Several years ago when Jan Wrede and I were crawling down a narrow little side canyon off Cibolo Creek, she exclaimed, “Oh, there’s a Boerne Bean!” She was referring to a bean-like vine that trailed across the limestone ledges and up into the trees.
“What’s that? Never heard of it,” I responded. Then she told me the story of the “Boerne Bean,” so named by the late Kim Kuebel.
Many years ago, maybe 30 or more, Kim Kuebel found a Kendall County vine he could not key out. The vine has leaves with three leaflets, elongate seed pods, and little pink blossoms, in a general way not dissimilar to many garden-variety bean vines.
He took a specimen of the vine to botanists at the University of Texas. According to Kim, they did not recognize the plant and dismissed it as an exotic bean brought into the county by man. Without any resolution to its identity, Kim called it the “Boerne Bean” for the rest of his life.
By the time I met Kim Kuebel in the late 1990s, he was a semi-recluse, but such a gentle man and obviously the authority on native plants of Kendall County. Just mention a species, and he knew where it grew in the county. I wish I had gotten to know Kim a lot better. I do know he was smart. It is rumored that he once studied some ancient language akin to Sanskrit at the University of Texas.

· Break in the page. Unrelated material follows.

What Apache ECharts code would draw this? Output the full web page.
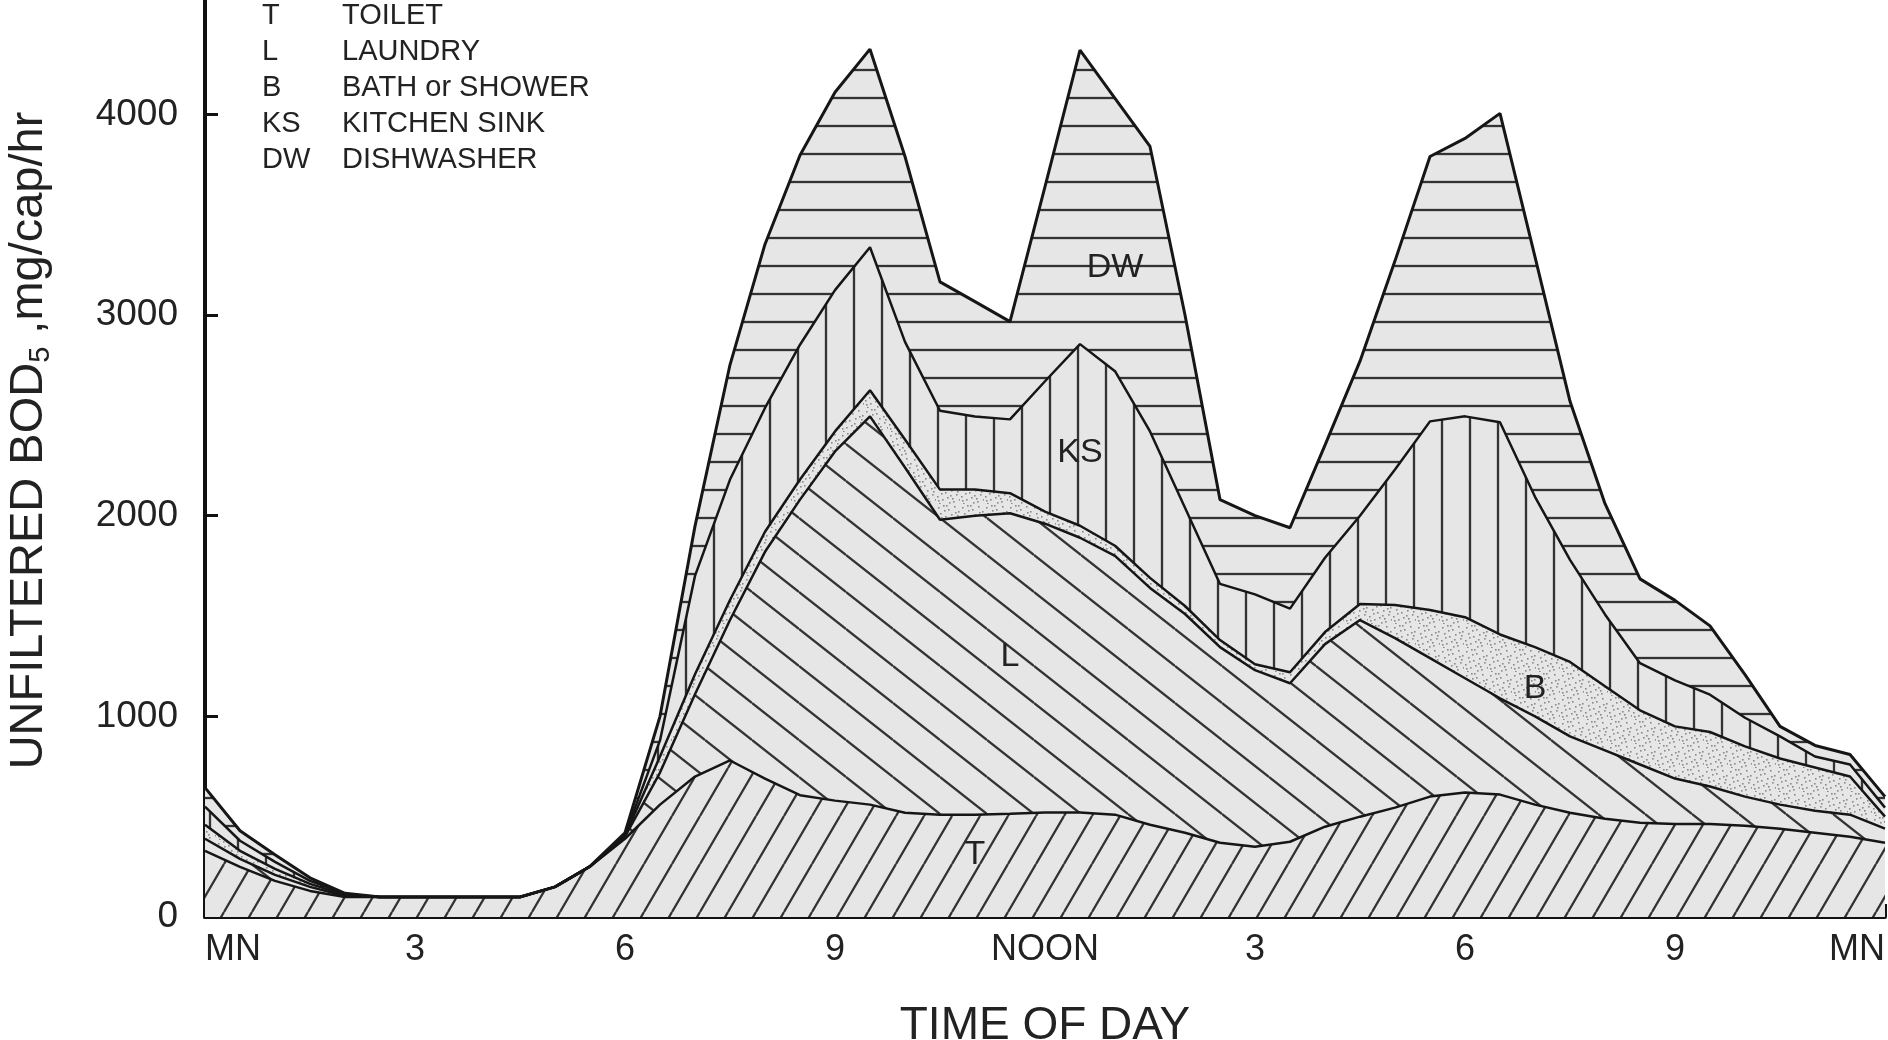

When Jan Wrede came to the Cibolo Nature Center and got interested in the native vegetation of the Texas Hill Country, Kim Kuebel became her mentor on plants. In her first book, “Texans Love Their Land — A Guide to 76 Native Texas Hill Country Woody Plants,” Jan refers to Kim Kuebel as “my personal plant guru,” who gave her the courage to attempt the book. Even in the 2010 edition of Jan Wrede’s “Trees, Shrubs, and Vines of the Texas Hill Country,” Kim is mentioned in the first sentence of Acknowledgments.
I’m not sure why Kim got no help with the identification of his Boerne bean when he went to Austin, because at that time there apparently was an old specimen of that very vine in the University of Texas herbarium. It was assigned to the genus Phaseolus, but later, botanists disagreed on which species of Phaseolus the Hill Country vine represents.
Recently, Alfonso Delgado-Salinas of the University of Mexico and Bill Carr of The Nature Conservancy of Texas found evidence that this vine from the Edwards Plateau is different from any described species of Phaseolus. In 2007, Delgado-Salinas and Carr published a paper introducing a new species, which they named Phaseolus texensis. Wouldn’t Kim Kuebel have been happy to see that paper.
Phaseolus texensis is known only from limestone canyons of the eastern and southern Edwards Plateau. The type specimen was collected in Kerr County along Highway 16 south of Kerrville.
Delgado-Salinas and Carr conclude that “Phaseolus texensis is a rather rare species that deserves protection, and therefore, considering human activities around the few localities where it has been collected, we recommend treating it as vulnerable.”
I wish Kim Kuebel were here to tell us all the places Phaseolus texensis occurs in Kendall County.